How long would the Afghan people accept the presence of armed foreigners in their country? Even a message of help can be humiliating, more so when it is backed by a gun. The Americans underestimated the importance of dignity and the extent to which their very presence in Afghanistan was deeply offensive.

He comes to the conclusion that “by 2009, half of Afghanistan was controlled by Taliban.” Those who today argue for a continued U.S. military force there should be required to read that sentence a couple of times.

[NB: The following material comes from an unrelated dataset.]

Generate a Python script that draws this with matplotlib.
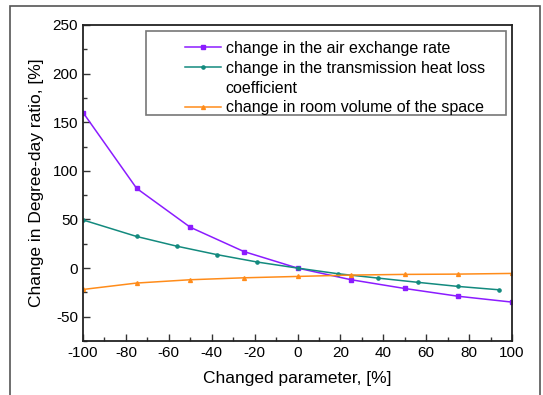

Rosen also stumbled into an unpleasant and dangerous reality, one that could be relevant today. He found that the Taliban were not necessarily a tightly organized body, with a clear chain of command. Some Taliban were showing him around Ghazi province, and they learned that a local commander had heard he was there, and wanted to kidnap him and hold him for ransom. It took several calls to even higher-ranking Taliban leaders to protect him. (Cellphones apparently worked even in rural Afghanistan.) One of the people who ordered him unharmed was Mullah Abdul Ghani Baradar, who is today the organization’s de facto leader.

What this lack of internal Taliban discipline could mean today is obvious. Taliban senior officials may make certain pledges to the world community about protecting civilians, for instance, only to have others lower down violate them. 

Rosen understandably had tough words for the “celebrity pundits from Washington think tanks” who were advising the American battlefield commanders back then. He was also critical of certain senior U.S. military officers: “The generals were manipulating [U.S.] public opinion, inviting celebrity pundits to take part in reviews and then write opinion pieces in support of the conclusion that the pundits and generals proposed.”

Rosen already had an answer ten years ago to today’s arguments that the Taliban victory means Al Queda will reestablish itself in Afghanistan: “. . . Al Qaeda was in Pakistan, it was on the Internet, it was in Europe (the 9/11 attacks were planned in Germany, after all).” In other words, Al Qaeda does not need Kandahar.

We could use such reporting skills today on the Afghan story. In 2012, Rosen left journalism, and joined the Center for Humanitarian Dialogue in Geneva, Switzerland. Reporters today should review his insights about Afghanistan from more than a decade ago, and apply them to the reality there today.